Noblr, a USAA Insurance subsidiary offering insurance through an online quoting application, will pay $500,000 following a data breach that New York officials say affected 80,000 people and led to fraudulent unemployment benefit claims.
New York Attorney General Letitia James described the Noblr data breach as part of an industry-wide campaign by scammers to steal consumers’ personal information, including driver’s license numbers and dates of birth. The scammers exploited online automobile insurance quoting applications with a feature that automatically fills in additional private information from third parties after some basic details have been entered.
According to the attorney general’s investigators, Noblr’s quoting tool exposed full, plain text driver’s license numbers on the backend of its website and in PDFs generated when a purchase was made. The state says Noblr did not block users from entering the personal information of New York residents, even though Noblr does not offer insurance products in New York.

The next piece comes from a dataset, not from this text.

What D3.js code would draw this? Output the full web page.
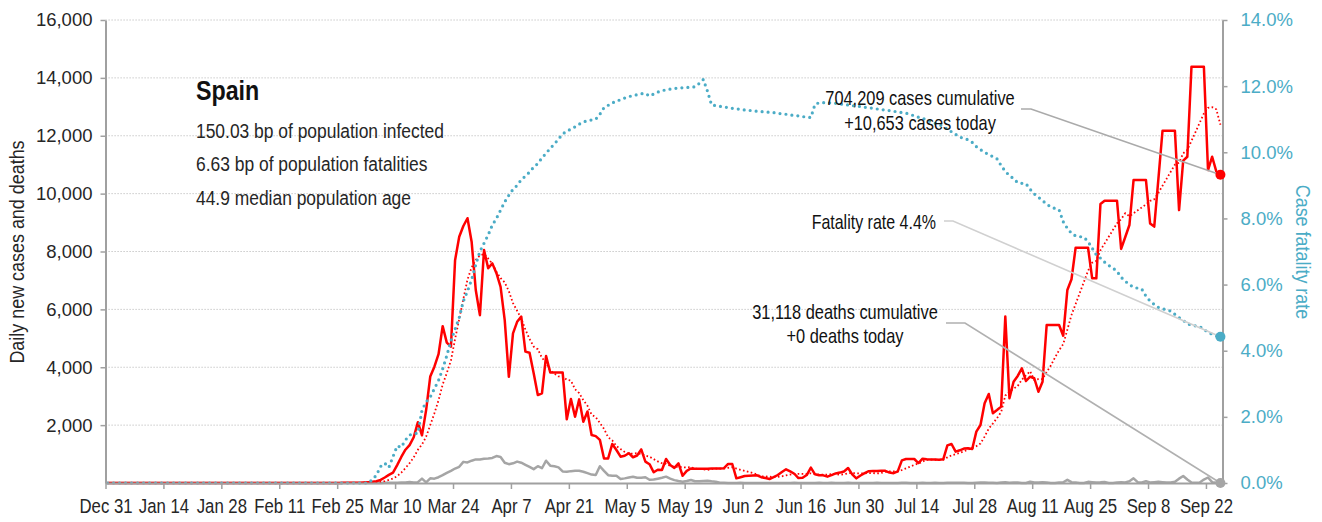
<!DOCTYPE html>
<html>
<head>
<meta charset="utf-8">
<script src="https://cdn.jsdelivr.net/npm/d3@7"></script>
<style>
  body { margin: 0; background: #fff; }
  svg text { font-family: "Liberation Sans", Arial, sans-serif; fill: #262626; }
</style>
</head>
<body>
<script>
// daily series, one value per day from Dec 31 2019 to Sep 25 2020
const cases = [
    0, 0, 0, 0, 0, 0, 0, 0, 0, 0,
    0, 0, 0, 0, 0, 0, 0, 0, 0, 0,
    0, 0, 0, 0, 0, 0, 0, 0, 0, 0,
    0, 0, 1, 0, 0, 0, 0, 0, 0, 0,
    1, 0, 0, 0, 0, 0, 0, 0, 0, 0,
    0, 0, 0, 0, 0, 0, 2, 5, 6, 12,
    10, 12, 20, 30, 40, 60, 110, 190, 280, 360,
    620, 900, 1150, 1310, 1580, 2100, 1650, 2520, 3680, 4020,
    4450, 5420, 4850, 4710, 7700, 8510, 8880, 9150, 8340, 6670,
    5800, 8050, 7420, 7590, 7250, 6780, 5630, 3670, 5170, 5570,
    5750, 4540, 4500, 3790, 3040, 3100, 4390, 3820, 3820, 3820,
    3820, 2200, 2900, 2290, 2890, 2120, 2470, 1660, 1620, 1490,
    850, 850, 1350, 1140, 910, 940, 1030, 890, 950, 1160,
    740, 650, 370, 460, 450, 830, 620, 520, 680, 250,
    420, 500, 490, 490, 495, 495, 500, 500, 505, 510,
    657, 657, 161, 200, 242, 250, 260, 265, 200, 170,
    138, 200, 276, 380, 473, 400, 320, 170, 180, 276,
    530, 300, 270, 265, 220, 270, 330, 360, 400, 520,
    300, 161, 260, 340, 410, 415, 415, 426, 420, 360,
    340, 400, 780, 829, 829, 829, 690, 840, 820, 810,
    810, 800, 820, 1300, 1348, 1083, 1130, 1190, 1200, 1175,
    1774, 2004, 2753, 3075, 2410, 2520, 2640, 5750, 2930, 3500,
    3700, 3963, 3525, 3673, 3620, 3155, 3500, 5460, 5460, 5460,
    5460, 5090, 6670, 7040, 8131, 8131, 8131, 8131, 7073, 7073,
    9640, 9755, 9755, 9755, 9755, 8090, 8500, 8915, 10470, 10470,
    10470, 10470, 8970, 8860, 10500, 12173, 12173, 12173, 12173, 9430,
    11140, 11275, 14385, 14385, 14385, 14385, 10815, 11275, 10770, 10653
];

const deaths = [
    0, 0, 0, 0, 0, 0, 0, 0, 0, 0,
    0, 0, 0, 0, 0, 0, 0, 0, 0, 0,
    0, 0, 0, 0, 0, 0, 0, 0, 0, 0,
    0, 0, 0, 0, 0, 0, 0, 0, 0, 0,
    0, 0, 0, 0, 0, 0, 0, 0, 0, 0,
    0, 0, 0, 0, 0, 0, 0, 0, 0, 0,
    0, 0, 0, 1, 1, 3, 3, 5, 8, 10,
    10, 15, 20, 35, 20, 30, 150, 20, 160, 150,
    200, 270, 350, 420, 500, 560, 730, 710, 770, 815,
    810, 840, 850, 865, 930, 900, 700, 650, 680, 740,
    700, 630, 560, 480, 580, 510, 770, 600, 580, 540,
    400, 390, 410, 425, 420, 390, 340, 290, 276, 580,
    420, 270, 250, 250, 140, 160, 190, 215, 180, 180,
    200, 110, 120, 150, 180, 220, 150, 100, 70, 45,
    70, 104, 60, 60, 70, 80, 60, 46, 10, 5,
    0, 2, 0, 5, 0, 1, 0, 2, 0, 0,
    4, 0, 0, 3, 0, 0, 5, 1, 0, 2,
    0, 3, 5, 0, 2, 8, 3, 0, 1, 7,
    0, 2, 4, 3, 0, 0, 5, 2, 0, 3,
    0, 2, 5, 8, 0, 0, 4, 6, 2, 3,
    5, 0, 0, 8, 10, 6, 5, 8, 0, 0,
    12, 15, 20, 10, 12, 0, 20, 25, 10, 15,
    20, 0, 0, 46, 20, 15, 25, 20, 0, 0,
    20, 25, 110, 30, 20, 0, 0, 40, 30, 20,
    25, 35, 0, 0, 20, 25, 20, 60, 161, 30,
    20, 60, 20, 30, 40, 30, 20, 20, 40, 150,
    240, 120, 20, 10, 20, 120, 190, 30, 10, 0
];

// case fatality rate in percent
const fatalityRate = [
    0, 0, 0, 0, 0, 0, 0, 0, 0, 0,
    0, 0, 0, 0, 0, 0, 0, 0, 0, 0,
    0, 0, 0, 0, 0, 0, 0, 0, 0, 0,
    0, 0, 0, 0, 0, 0, 0, 0, 0, 0,
    0, 0, 0, 0, 0, 0, 0, 0, 0, 0,
    0, 0, 0, 0, 0, 0, 0, 0, 0, 0,
    0, 0, 0, 0, 0.1, 0.24, 0.5, 0.6, 0.47, 0.8,
    1.12, 1.08, 1.3, 1.45, 1.5, 1.5, 2.2, 2.45, 2.6, 2.85,
    3.1, 3.45, 3.85, 4.3, 4.65, 5.0, 5.5, 5.8, 6.15, 6.6,
    7.0, 7.25, 7.5, 7.8, 8.0, 8.25, 8.5, 8.7, 8.88, 9.0,
    9.17, 9.28, 9.4, 9.55, 9.66, 9.83, 9.97, 10.12, 10.25, 10.4,
    10.55, 10.64, 10.7, 10.77, 10.85, 10.92, 10.95, 10.98, 11.0, 11.15,
    11.35, 11.42, 11.5, 11.53, 11.6, 11.64, 11.68, 11.72, 11.74, 11.77,
    11.78, 11.7, 11.76, 11.82, 11.86, 11.89, 11.91, 11.93, 11.94, 11.95,
    11.96, 11.97, 11.98, 12.08, 12.2, 11.85, 11.43, 11.41, 11.39, 11.37,
    11.35, 11.33, 11.31, 11.3, 11.28, 11.27, 11.25, 11.24, 11.23, 11.22,
    11.21, 11.2, 11.18, 11.16, 11.15, 11.13, 11.11, 11.1, 11.08, 11.06,
    11.05, 11.45, 11.5, 11.5, 11.5, 11.49, 11.48, 11.46, 11.45, 11.43,
    11.41, 11.4, 11.38, 11.36, 11.35, 11.33, 11.31, 11.29, 11.28, 11.26,
    11.24, 11.22, 11.2, 11.18, 11.15, 11.1, 11.06, 11.03, 10.98, 10.93,
    10.88, 10.84, 10.78, 10.7, 10.62, 10.54, 10.46, 10.42, 10.38, 10.3,
    10.17, 10.08, 10.0, 9.93, 9.87, 9.8, 9.6, 9.42, 9.3, 9.2,
    9.08, 9.06, 9.05, 8.88, 8.74, 8.64, 8.54, 8.43, 8.35, 8.3,
    8.26, 7.9, 7.7, 7.55, 7.47, 7.45, 7.43, 7.3, 7.1, 6.9,
    6.8, 6.68, 6.58, 6.5, 6.4, 6.22, 6.1, 6.0, 5.92, 5.89,
    5.86, 5.65, 5.5, 5.4, 5.31, 5.27, 5.23, 5.2, 5.1, 5.0,
    4.92, 4.82, 4.77, 4.75, 4.73, 4.65, 4.55, 4.5, 4.45, 4.42
];

const leftTicks = [2000, 4000, 6000, 8000, 10000, 12000, 14000, 16000];
const rightTicks = [0, 2, 4, 6, 8, 10, 12, 14];
const infoLines = ["150.03 bp of population infected", "6.63 bp of population fatalities", "44.9 median population age"];
const casesNote = ["704,209 cases cumulative", "+10,653 cases today"];
const fatalityNote = "Fatality rate 4.4%";
const deathsNote = ["31,118 deaths cumulative", "+0 deaths today"];

const startDay = new Date(Date.UTC(2019, 11, 31));
const endDay = new Date(Date.UTC(2020, 8, 26));
const dates = d3.utcDay.range(startDay, endDay);

const W = 1322, H = 522;
const plotLeft = 105.5, plotRight = 1222.5, plotTop = 20, plotBottom = 483;

const svg = d3.select("body").append("svg")
    .attr("width", W)
    .attr("height", H);

const x = d3.scaleUtc().domain([startDay, endDay]).range([plotLeft, plotRight]);
const yL = d3.scaleLinear().domain([0, 16000]).range([plotBottom, plotTop]);
const yR = d3.scaleLinear().domain([0, 14]).range([plotBottom, plotTop]);
const half = (x(d3.utcDay.offset(startDay, 1)) - x(startDay)) / 2;
const px = i => x(dates[i]) + half;

// 7 day trailing average of daily cases
const avg7 = cases.map((v, i) => d3.mean(cases.slice(Math.max(0, i - 6), i + 1)));

// squeeze text horizontally to get the condensed look of the original
function narrow(sel, xPos, k) {
    sel.attr("x", xPos / k).attr("transform", "scale(" + k + ",1)");
}

// gridlines
svg.append("g")
    .selectAll("line")
    .data(leftTicks)
    .enter().append("line")
    .attr("x1", plotLeft).attr("x2", plotRight)
    .attr("y1", d => yL(d)).attr("y2", d => yL(d))
    .style("stroke", "#bdbdbd")
    .style("stroke-width", 1)
    .style("stroke-dasharray", "1.2 1.8");

const idx = d3.range(cases.length);

const deathsLine = d3.line().x(i => px(i)).y(i => yL(deaths[i]));
svg.append("path")
    .attr("d", deathsLine(idx))
    .style("fill", "none")
    .style("stroke", "#a5a5a5")
    .style("stroke-width", 2.5)
    .style("stroke-linejoin", "round");

const casesLine = d3.line().x(i => px(i)).y(i => yL(cases[i]));
svg.append("path")
    .attr("d", casesLine(idx))
    .style("fill", "none")
    .style("stroke", "#ff0000")
    .style("stroke-width", 2.5)
    .style("stroke-linejoin", "round");

const avgLine = d3.line().x(i => px(i)).y(i => yL(avg7[i]));
svg.append("path")
    .attr("d", avgLine(idx))
    .style("fill", "none")
    .style("stroke", "#ff0000")
    .style("stroke-width", 1.8)
    .style("stroke-dasharray", "1.6 2.4");

const rateLine = d3.line().x(i => px(i)).y(i => yR(fatalityRate[i]));
svg.append("path")
    .attr("d", rateLine(idx))
    .style("fill", "none")
    .style("stroke", "#4bacc6")
    .style("stroke-width", 3.2)
    .style("stroke-linecap", "round")
    .style("stroke-dasharray", "0 6");

// axes
const axisColor = "#a0a0a0";

const xTicks = d3.range(0, 267, 14).map(d => d3.utcDay.offset(startDay, d));
const xAxis = svg.append("g")
    .attr("transform", "translate(0," + plotBottom + ")")
    .call(d3.axisBottom(x).tickValues(xTicks).tickFormat(d3.utcFormat("%b %-d")).tickSize(6).tickSizeOuter(0).tickPadding(10));

const yAxisL = svg.append("g")
    .attr("transform", "translate(" + plotLeft + ",0)")
    .call(d3.axisLeft(yL).tickValues(leftTicks).tickFormat(d3.format(",")).tickSize(5).tickSizeOuter(0).tickPadding(8));

const yAxisR = svg.append("g")
    .attr("transform", "translate(" + plotRight + ",0)")
    .call(d3.axisRight(yR).tickValues(rightTicks).tickFormat(d => d.toFixed(1) + "%").tickSize(5).tickSizeOuter(0).tickPadding(13));

[xAxis, yAxisL, yAxisR].forEach(g => {
    g.select(".domain").style("stroke", axisColor).style("stroke-width", 2);
    g.selectAll(".tick line").style("stroke", axisColor).style("stroke-width", 1.5);
    g.selectAll(".tick text").style("font-size", "18.5px").style("fill", "#262626");
});
xAxis.selectAll(".tick text").style("font-size", "19.5px").attr("transform", "scale(0.86,1)");
yAxisR.selectAll(".tick text").style("fill", "#4bacc6");

// axis titles
svg.append("text")
    .attr("transform", "translate(24,252) rotate(-90) scale(0.92,1)")
    .attr("text-anchor", "middle")
    .style("font-size", "19.5px")
    .text("Daily new cases and deaths");

svg.append("text")
    .attr("transform", "translate(1296,252) rotate(90) scale(0.92,1)")
    .attr("text-anchor", "middle")
    .style("font-size", "19.5px")
    .style("fill", "#4bacc6")
    .text("Case fatality rate");

// country block
svg.append("text")
    .attr("y", 100)
    .style("font-size", "28px")
    .style("font-weight", "bold")
    .style("fill", "#111")
    .text("Spain")
    .call(narrow, 196, 0.83);

svg.selectAll(".info")
    .data(infoLines)
    .enter().append("text")
    .attr("class", "info")
    .attr("y", (d, i) => 138 + i * 33.5)
    .style("font-size", "21px")
    .text(d => d)
    .call(narrow, 196, 0.83);

// annotations with leader lines
const last = cases.length - 1;
const leaders = [
    { pts: [[1021, 109], [1031, 109]], v: [px(last), yL(cases[last])], color: "#aaaaaa" },
    { pts: [[944, 221], [953, 221]], v: [px(last), yR(fatalityRate[last])], color: "#d0d0d0" },
    { pts: [[946, 323], [965, 323]], v: [px(last), yL(deaths[last])], color: "#b0b0b0" }
];
leaders.forEach(l => {
    svg.append("path")
        .attr("d", d3.line()(l.pts.concat([l.v])))
        .style("fill", "none")
        .style("stroke", l.color)
        .style("stroke-width", 1.6);
});

svg.append("circle").attr("cx", px(last)).attr("cy", yL(cases[last])).attr("r", 5).style("fill", "#ff0000");
svg.append("circle").attr("cx", px(last)).attr("cy", yR(fatalityRate[last])).attr("r", 5).style("fill", "#4bacc6");
svg.append("circle").attr("cx", px(last)).attr("cy", yL(deaths[last])).attr("r", 5).style("fill", "#a5a5a5");

casesNote.forEach((t, i) => {
    svg.append("text")
        .attr("y", 105 + i * 25)
        .attr("text-anchor", "middle")
        .style("font-size", "20.5px")
        .style("fill", "#111")
        .text(t)
        .call(narrow, 920, 0.8);
});

svg.append("text")
    .attr("y", 229)
    .attr("text-anchor", "end")
    .style("font-size", "20.5px")
    .style("fill", "#111")
    .text(fatalityNote)
    .call(narrow, 936, 0.78);

deathsNote.forEach((t, i) => {
    svg.append("text")
        .attr("y", 319 + i * 24.5)
        .attr("text-anchor", "middle")
        .style("font-size", "20.5px")
        .style("fill", "#111")
        .text(t)
        .call(narrow, 845, 0.8);
});
</script>
</body>
</html>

Investigators said Noblr discovered scammers exploiting the prefill vulnerability in January 2021. By the time Noblr was able to block their access, threat actors were able to obtain approximately 97,635 driver’s license numbers, of which approximately 80,758 were New York numbers, according to the investigators.
Noblr has not admitted any wrongdoing.
The attorney general said many of the stolen New York driver’s licenses were used to file claims with the New York State Department of Labor (DOL). Although DOL identified many of these fraudulent claims prior to issuing any payments, thousands of fraudulent claimants received at least some amount of unemployment benefits issued in the name of the victims of these attacks, according to the attorney general.
The attorney general’s investigation found that Noblr failed to adopt reasonable safeguards to protect private information. In addition to paying $500,000 in penalties, Noblr is required to enhance its data security.
Last month, two other auto insurers paid fines totaling $11.3 million for data breaches of their online insurance quoting systems that New York officials say compromised personal information of an estimated 120,000 customers in total. New York officials announced settlements with the Government Employees Insurance Co. (GEICO) for $9.75 million and The Travelers Indemnity Co. for $1.55 million for having “poor data security.”